First NBC moved Frasier to its prime Thursday-night real estate. Now it’s Kelsey Grammer’s turn for a land grab. Grammer, who married his third wife, model Camille Donatacci, in 1997, paid $4.5 million in May for an eight-bedroom, eight-bathroom spread near L.A. The house, built in 1949, is situated on five acres complete with ocean views and a guest house. It also reportedly has a 14-stable barn and riding ring. What better way to reduce stress? Horses, after all, won’t ask him what it’s like to replace Seinfeld.
Schroder: He’s Happy to Be Blue
This fall on NYPD Blue, Jimmy Smits splits (his contract is up, and he’ll appear in several episodes). Det. Andy Sipowicz’s new partner will be former Silver Spoons star-turned-grown-up-actor Kick Schroder, 28. Now a father of three, he talked to Scoop from his Colorado home.
Are you a fan of the show?
Actually, I don’t get to watch too much TV. I’ve watched a few episodes of it. But it’s mostly Discovery Channel for me.
Have you ever been arrested? Do you have a rap sheet?
No, I’ve never been arrested. But I’ve had cuffs on. Now I’m going to get to throw ’em on people.
How will your character be introduced?
I don’t know yet. They’re talking about me playing a 28-year-old narcotics officer who gets bumped up to detective, and he’s going to be paired with Sipowicz [Dennis Franz]. Obviously, to be a 28-year-old police detective he’s very ambitious. I’m sure that trait will get him into hot water.
Have you ever played a police role before?
I’ve done a couple of small-town-cop things. But never something like this.
How’s your New York City accent?
Well I’m from New York, born and raised in Staten Island. That’s not a problem for me to put on the New York attitude. It’s something you’re born with. You don’t learn it. You have to be a little New York street punk playing stickball in front of your house to really know what that is and that’s what I did growing up.
And you’ve still got it?
You don’t lose it. It’s a prideful nature about who you are.
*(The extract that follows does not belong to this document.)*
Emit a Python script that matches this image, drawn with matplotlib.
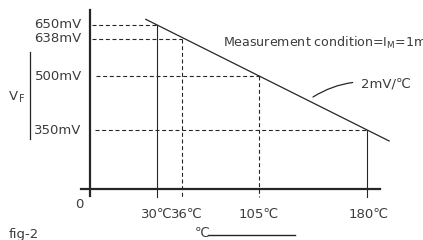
import numpy as np
import matplotlib
matplotlib.use('Agg')
import matplotlib.pyplot as plt
from matplotlib.lines import Line2D

plt.rcParams['font.family'] = ['DejaVu Sans', 'Noto Sans CJK SC']
plt.rcParams['mathtext.fontset'] = 'dejavusans'

# points on the VF characteristic
temps = [30, 36, 105, 180]
volts = [650, 638, 500, 350]
temp_labels = ['30℃', '36℃', '105℃', '180℃']
volt_labels = ['650mV', '638mV', '500mV', '350mV']
solid_drop = [True, False, False, True]

# the slope line (2mV/℃), a bit beyond the marked points
line_T = [25, 212.5]
line_V = [660, 285]

TEXT = '#3c3c3c'
INK = '#262626'
W, H = 423, 240

# the drawing is schematic: temperature / voltage -> pixel position, piecewise
x_anchor_T = [0, 30, 36, 105, 180, 250]
x_anchor_px = [89.5, 157, 182, 259, 367, 414.6]
y_anchor_V = [0, 350, 500, 638, 650, 700]
y_anchor_px = [51, 110, 164, 201, 215.5, 241.5]


def pw(v, xp, fp):
    v = np.asarray(v, dtype=float)
    out = np.interp(v, xp, fp)
    lo = fp[0] + (v - xp[0]) * (fp[1] - fp[0]) / (xp[1] - xp[0])
    hi = fp[-1] + (v - xp[-1]) * (fp[-1] - fp[-2]) / (xp[-1] - xp[-2])
    out = np.where(v < xp[0], lo, out)
    out = np.where(v > xp[-1], hi, out)
    return out


fx = lambda v: pw(v, x_anchor_T, x_anchor_px)
ix = lambda v: pw(v, x_anchor_px, x_anchor_T)
fy = lambda v: pw(v, y_anchor_V, y_anchor_px)
iy = lambda v: pw(v, y_anchor_px, y_anchor_V)

fig = plt.figure(figsize=(W / 100, H / 100), dpi=100)
ax = fig.add_axes([0, 0, 1, 1])
ax.set_xscale('function', functions=(fx, ix))
ax.set_yscale('function', functions=(fy, iy))
ax.set_xlim(float(ix(0)), float(ix(W)))
ax.set_ylim(float(iy(0)), float(iy(H)))
ax.patch.set_visible(False)

# axes lines
for s in ['top', 'right']:
    ax.spines[s].set_visible(False)
ax.spines['left'].set_position(('data', 0))
ax.spines['bottom'].set_position(('data', 0))
ax.spines['left'].set_bounds(-41, 678)
ax.spines['bottom'].set_bounds(-3.8, 199)
for s in ['left', 'bottom']:
    ax.spines[s].set_linewidth(1.6)
    ax.spines[s].set_color(INK)
ax.set_xticks([])
ax.set_yticks([])
ax.minorticks_off()

# characteristic line
ax.plot(line_T, line_V, color=INK, lw=0.9)

# guide lines
dash = (0, (3.6, 2.4))
h_start = [1.1, 1.1, 2.9, 2.5]
for t, v, hs, solid in zip(temps, volts, h_start, solid_drop):
    ax.plot([hs, t], [v, v], color=INK, lw=0.8, linestyle=dash)
    ax.plot([t, t], [v, -45], color=INK, lw=0.8,
            linestyle='-' if solid else dash)

# labels
for v, lbl in zip(volts, volt_labels):
    ax.annotate(lbl, (0, v), xytext=(-5.6, 0), textcoords='offset points',
                ha='right', va='center', fontsize=9.5, color=TEXT)
x_shift = [0, 3.5, 0, 1.0]
for t, lbl, dx in zip(temps, temp_labels, x_shift):
    ax.annotate(lbl, (t, 0), xytext=(dx, -18.5), textcoords='offset points',
                ha='center', va='center', fontsize=9.5, color=TEXT)
ax.annotate('0', (0, 0), xytext=(-7.5, -11), textcoords='offset points',
            ha='center', va='center', fontsize=9.5, color=TEXT)

# VF with side line
fig.text(8.5 / W, 1 - 97 / H, 'V', ha='left', va='center', fontsize=9.5, color=TEXT)
fig.text(18.5 / W, 1 - 98.5 / H, 'F', ha='left', va='center', fontsize=7, color=TEXT)
fig.add_artist(Line2D([30 / W, 30 / W], [1 - 52 / H, 1 - 139 / H],
                      color=INK, lw=0.9))

fig.text(223 / W, 1 - 43 / H, r'Measurement condition=I$_{\mathregular{M}}$=1mA',
         ha='left', va='center', fontsize=9.1, color=TEXT)

ax.annotate('2mV/℃', xy=(313, H - 97), xycoords='figure pixels',
            xytext=(361, H - 84), textcoords='figure pixels',
            ha='left', va='center', fontsize=9.5, color=TEXT,
            arrowprops=dict(arrowstyle='-', color=INK, lw=0.9,
                            connectionstyle='arc3,rad=0.2',
                            shrinkA=4, shrinkB=0))

fig.text(9 / W, 1 - 228 / H, 'fig-2', ha='left', va='top', fontsize=9.5, color=TEXT)
fig.text(195 / W, 1 - 233 / H, '℃', ha='left', va='center', fontsize=9.5, color=TEXT)
fig.add_artist(Line2D([208 / W, 295 / W], [1 - 235 / H, 1 - 235 / H],
                      color=INK, lw=1.0))

fig.savefig('out.png', dpi=100)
Are you up on your cop lingo?
I’m going to have to be educated on that. Hopefully I’ll bring some of my terminology to the table and get them asking questions.
What’s your terminology?
“It’s all good.” Have you heard that one? That’s one of my favorites.
No, what does that mean?
It means it’s all good.
Give Peace a Chance
Paul McCartney’s decision not to invite Yoko Ono to a New York City memorial service for his wife, Linda, on June 22 seemed like another pothole in the long and winding road of Beatle history. Ono, who lives in Manhattan, was left out because the memorial “was for family and close friends only,” says McCartney’s spokesman Geoff Baker. “Yes,” Ono tells PEOPLE, “[son] Sean and I were not invited. We were a bit hurt, but I know that Paul is dealing with a tragedy as best he can, so he is allowed. We sent flowers for Linda to the memorial.” Ono’s assistant, Michael Phillips, told the New York Post that he “wouldn’t have any idea why” she was snubbed. Possibly McCartney was rankled by a BBC interview Ono gave last December that compared her late husband John Lennon to Mozart and Paul to the composer’s competent but uninspired rival Salieri.